De werkzaamheden aan het nieuwe station van Ede zijn in volle gang. De perrons worden overdekt met een unieke houten structuur van 23 driehoeken. Projectadviseur Dennis Reek van Ridder Skins for Buildings BV vertelt hoe het bedrijf daar een duurzame en aantrekkelijke bescherming op aanbracht.
“De opdrachtgever kwam naar ons toe voor de bekleding van een boeideel. Dat is de metalen afwerking van de dakrand. Al vrij vlot zagen we dat hier veel meer aan de hand was. In Nederland is het te nat om de houten balkenstructuur onbeschermd te laten. Daarom was er besloten om de overkapping aan de buitenzijde te bekleden, en daarna ook het stationsgebouw en de klokkentoren”, aldus Reek.
De materiaalkeuze voor de bekleding viel op zink. Omdat dit een kostbaar materiaal is, wil Ridder Skins for Building BV ervoor zorgen dat het zorgvuldig verwerkt wordt. Daarom is het bedrijf aangesloten bij de Zinkmeesters. “We zijn onderhand al meer dan 20 jaar onderdeel van deze mooie vereniging, die de kwaliteit van zink waarborgt en de verwerkingsrichtlijnen aanhoudt.” Voor EdesPoort wordt er Rheinzink gebruikt in de gepatineerde afwerking blue-grey. “Dat materiaal heeft een heel mooie fluweelzachte uitstraling. Daarnaast is het duurzaam en ecologisch verantwoord. Zo’n 30 procent bestaat uit hergebruikt materiaal. Bovendien heeft zink een superlange levensduur en je hebt er vrijwel geen onderhoud aan.”

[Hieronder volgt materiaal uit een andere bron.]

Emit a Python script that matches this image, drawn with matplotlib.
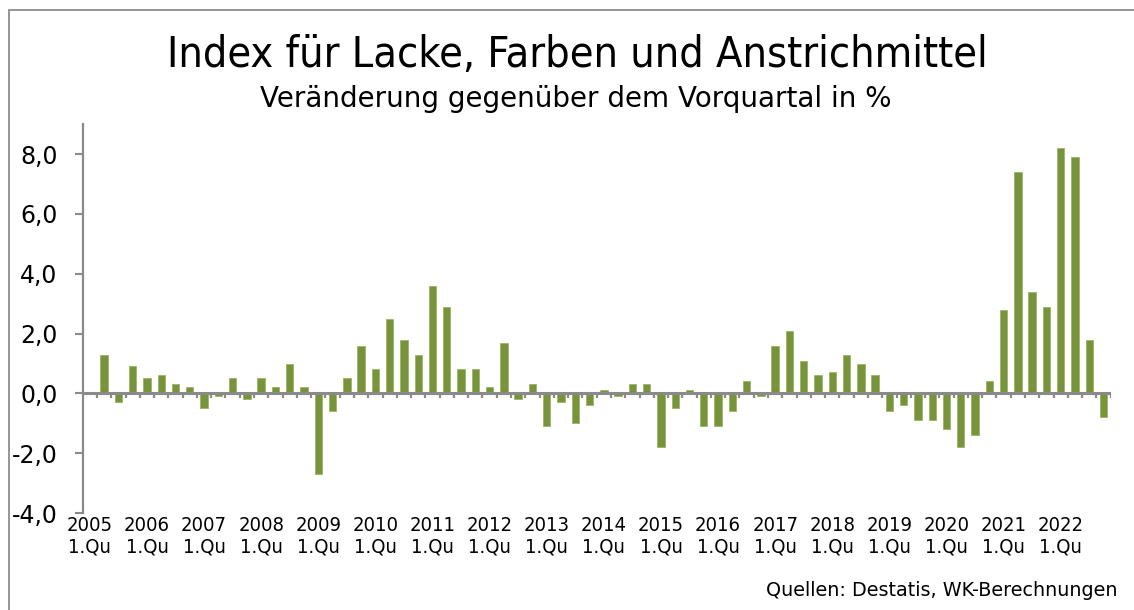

Werken rondom een spoor, dat maar beperkte tijd dicht kan, bleek uitdagend. Veel werkzaamheden werden naast het spoor geprefabriceerd. “We hadden een team van tien mensen die in het weekend doorwerkten. Het was af en toe een uitdaging, maar het is glansrijk gelukt.” Ook de schaal bleek indrukwekkend. “Er is zo’n 30 ton zink verwerkt in het gebouw. Dat zijn serieuze hoeveelheden. Dat onze mensen zo’n groot project met zoveel vakmanschap voor elkaar krijgen, vind ik uniek. Er staat straks iets waar wij nog jarenlang langs rijden en kunnen denken ‘daar hebben wij aan meegeholpen’. Een prachtig product waar de Ridders hun steentje aan hebben kunnen bijdragen. Daar zijn we trots op!”